Esperando en la parada

Osmel Almaguer

Plaza en La Habana Vieja. Foto: Caridad

Al concluir el examen de Antropología me dispuse a regresar a casa.  Estaba un poco desanimado, pues me había equivocado en dos de las tres preguntas del temario. Iba pensando en mis respuestas y en todo lo que había estudiando dos meses antes.

Por fin llegué a la parada. Pregunté por “el último” y una joven me contestó: “Creo que soy yo, pero no estoy muy segura, es que hoy me encuentro un poco atolondrada.”

Hoy en día no es usual que alguien te responda con tanta sinceridad. Generalmente te encuentras personas que en vez de ofrecerte su confianza lo que hacen es tratar de violar la tuya, o sea, en lugar de decirte quienes son o cómo se sienten, invaden tu privacidad con preguntas indiscretas o faltas de respeto.

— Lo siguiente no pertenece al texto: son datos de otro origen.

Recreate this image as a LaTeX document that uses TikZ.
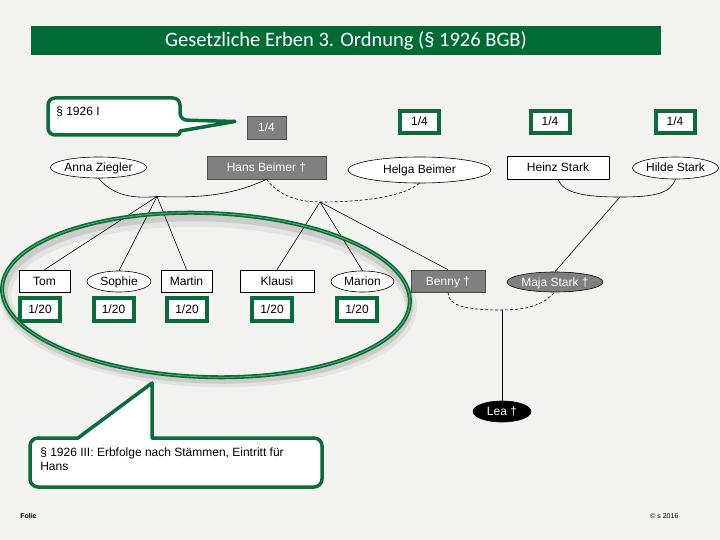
\documentclass[tikz,border=0pt]{standalone}
\usepackage{fontspec}
\setmainfont{Liberation Sans}
\newfontfamily\titlefont{Carlito}
\usetikzlibrary{shapes.geometric}
\definecolor{bg}{HTML}{F2F2F0}
\definecolor{dgreen}{HTML}{006B35}
\definecolor{bgreen}{HTML}{0B6B3A}
\definecolor{pgray}{HTML}{808080}
\tikzset{
  base/.style={inner sep=0pt, line width=0.6pt, font=\fontsize{12}{14}\selectfont},
  cbox/.style={base, text height=8.6pt, text depth=0.6pt},
  prect/.style={cbox, rectangle, draw=black, fill=white},
  pell/.style={cbox, ellipse, draw=black, fill=white},
  grect/.style={cbox, rectangle, draw=black!70, fill=pgray, text=white},
  gell/.style={cbox, ellipse, draw=black, fill=pgray, text=white},
  bell/.style={cbox, ellipse, draw=black, fill=black, text=white},
  sharebox/.style={cbox, rectangle, draw=bgreen, line width=4pt, fill=white, minimum width=39pt, minimum height=22pt},
  smallshare/.style={cbox, rectangle, draw=bgreen, line width=4pt, fill=white, minimum width=40pt, minimum height=23pt},
  kin/.style={line width=0.6pt, black},
  kinmar/.style={line width=0.6pt, black},
  kindash/.style={line width=0.6pt, black, dash pattern=on 3pt off 2pt},
  callout/.style={draw=bgreen, line width=3.5pt, fill=white, line join=round}
}
\begin{document}
\begin{tikzpicture}[x=1pt,y=-1pt]
\fill[bg] (0,0) rectangle (720,540);
\useasboundingbox (0,0) rectangle (720,540);
% banner
\node[fill=dgreen, minimum width=630pt, minimum height=29pt, inner sep=0pt, text=white, font=\titlefont\fontsize{20.5}{22}\selectfont] (title) at (346,40.5) {Gesetzliche Erben 3. Ordnung (§ 1926 BGB)};

% shares top
\node[grect, minimum width=39pt, minimum height=23pt] (s0) at (266.5,127.5) {1/4};
\node[sharebox] (s1) at (419.5,122) {1/4};
\node[sharebox] (s2) at (550,122) {1/4};
\node[sharebox] (s3) at (675,122) {1/4};

% generation 1
\node[pell, minimum width=79pt, minimum height=21pt] (anna) at (98.5,167.5) {Anna Ziegler};
\node[grect, minimum width=119pt, minimum height=23pt] (hans) at (266.5,167.5) {Hans Beimer †};
\node[pell, minimum width=143pt, minimum height=26pt] (helga) at (419.5,170) {Helga Beimer};
\node[prect, minimum width=102pt, minimum height=23pt] (heinz) at (558,167.5) {Heinz Stark};
\node[pell, minimum width=86pt, minimum height=22pt] (hilde) at (675.5,168) {Hilde Stark};

% generation 2
\node[prect, minimum width=51pt, minimum height=22pt] (tom) at (44.5,281) {Tom};
\node[pell, minimum width=64pt, minimum height=21pt] (sophie) at (119,281.5) {Sophie};
\node[prect, minimum width=51pt, minimum height=22pt] (martin) at (186.5,281) {Martin};
\node[prect, minimum width=74pt, minimum height=22pt] (klausi) at (277,281) {Klausi};
\node[pell, minimum width=63pt, minimum height=21pt] (marion) at (362.5,281.5) {Marion};
\node[grect, minimum width=74pt, minimum height=22pt] (benny) at (448,281) {Benny †};
\node[gell, minimum width=96pt, minimum height=20pt] (maja) at (555,282) {Maja Stark †};

% shares children
\node[smallshare] (t1) at (40,309.5) {1/20};
\node[smallshare] (t2) at (113.5,309.5) {1/20};
\node[smallshare] (t3) at (187,309.5) {1/20};
\node[smallshare] (t4) at (272,309.5) {1/20};
\node[smallshare] (t5) at (357,309.5) {1/20};

% generation 3
\node[bell, minimum width=58pt, minimum height=21pt] (lea) at (502,411.5) {Lea †};

% marriages
\coordinate (j1) at (157,196.5);
\coordinate (j2) at (320,202);
\coordinate (j3) at (620,197);
\coordinate (j4) at (502,310);
\draw[kinmar] (anna.south) .. controls +(12,14) and +(-30,3) .. (j1) .. controls +(50,2) and +(-30,14) .. (hans.south);
\draw[kindash] (hans.south) .. controls +(10,14) and +(-25,0) .. (j2) .. controls +(50,0) and +(-15,12) .. (helga.south);
\draw[kinmar] (heinz.south) .. controls +(5,14) and +(-35,0) .. (j3) .. controls +(35,0) and +(-5,14) .. (hilde.south);
\draw[kindash] (benny.south) .. controls +(0,14) and +(-35,0) .. (j4) .. controls +(30,0) and +(-10,10) .. (maja.south);

% descent
\draw[kin] (j1) -- (tom.north);
\draw[kin] (j1) -- (sophie.north);
\draw[kin] (j1) -- (martin.north);
\draw[kin] (j2) -- (klausi.north);
\draw[kin] (j2) -- (marion.north);
\draw[kin] (j2) -- (benny.north);
\draw[kin] (j3) -- (maja.north);
\draw[kin] (j4) -- (lea.north);

% highlight ellipse with shadow
\draw[black, opacity=0.06, line width=12pt] (208,301) ellipse [x radius=203, y radius=80, rotate=-2];
\draw[black, opacity=0.10, line width=7pt] (207,299) ellipse [x radius=203, y radius=81, rotate=-2];
\draw[bgreen, line width=4pt] (206,295) ellipse [x radius=204, y radius=82, rotate=-2];
\draw[green!35!white, opacity=0.5, line width=0.8pt] (206,295) ellipse [x radius=204, y radius=82, rotate=-2];

% callouts
\draw[callout] (48,98) [rounded corners=7pt] -- (180,98) -- (180,120) [sharp corners] -- (235,121.5) -- (180,131) [rounded corners=3pt] -- (180,135) [rounded corners=7pt] -- (48,135) -- cycle;
\node[base, anchor=west] (c1) at (56,112) {§ 1926 I};

\draw[callout] (78,438) [sharp corners] -- (152,383) -- (152,438) [rounded corners=8pt] -- (322,438) -- (322,487) -- (30,487) -- (30,438) [sharp corners] -- cycle;
\node[base, anchor=north west, align=left, font=\fontsize{12}{14}\selectfont] (c2) at (40,448) {§ 1926 III: Erbfolge nach Stämmen, Eintritt für\\Hans};

% footer
\node[base, font=\fontsize{7}{8}\selectfont\bfseries, anchor=west] (folie) at (20,516) {Folie};
\node[base, font=\fontsize{7}{8}\selectfont, anchor=west] (copy) at (650,516) {© s 2016};
\end{tikzpicture}
\end{document}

Mientras pensaba en esto la parada quedó en silencio, como si toda la cola escuchara lo que pasaba por mi mente, que el ruido del motor de la guagua interrumpió, poniendo a todos en atención para poder subir, pues siempre hay quienes quieren subir primero que los que están en la cola.

Miré nuevamente a la muchacha y con un gesto de la mano le ofrecí pagar su pasaje, a lo que ella asintió con una sonrisa.

Al subir me di cuenta de que quedaban pocos asientos desocupados. A su lado había uno, pero por temor a parecer impertinente dudé en ocuparlo. La velocidad con la que se seguían ocupando los asientos me hizo reaccionar y me senté por fin junto a ella.

La miré detenidamente y me percaté de su belleza. Tenía el cabello muy negro cayéndole sobre los hombros, sus ojos  eran oscuros, grandes y redondos, pero en nada opacaban la sensualidad de unos labios rojos y carnosos que sobresalían en su rostro de mujer pequeña y delgada.

Durante el viaje conversamos mucho. Me contó que es Licenciada en Defectología, carrera que ejerció durante cinco años, en los que atendió a decenas de niños con defectos físicos. “Es un trabajo muy bello, pero requiere de mucho amor y fuerza de voluntad, pues también es muy difícil, a tal punto que me desestabilizó emocionalmente,” me dijo.

Ahora trabaja como oficinista en el Ministerio del Interior, que es el que controla a la policía, la seguridad del Estado, etc.

Fue tan agradable nuestra conversación que terminamos hablando de nuestros anhelos y problemas.

Ella, de las condiciones de hacinamiento en las que vive con su numerosa familia en un apartamento de Alamar y de las ganas que tiene de tener un hijo.  Yo, de mis incomodidades en el trabajo, de las limitaciones económicas y de mis planes como escritor.

Lo más importante fue que por momentos olvidé mis problemas, o al menos estos me parecieron menos graves e irremediables. Le brindé el teléfono de mi trabajo antes de despedirme. Quizás no me llame y más nunca vuelva a verla, pero sé que la recordaré por mucho tiempo.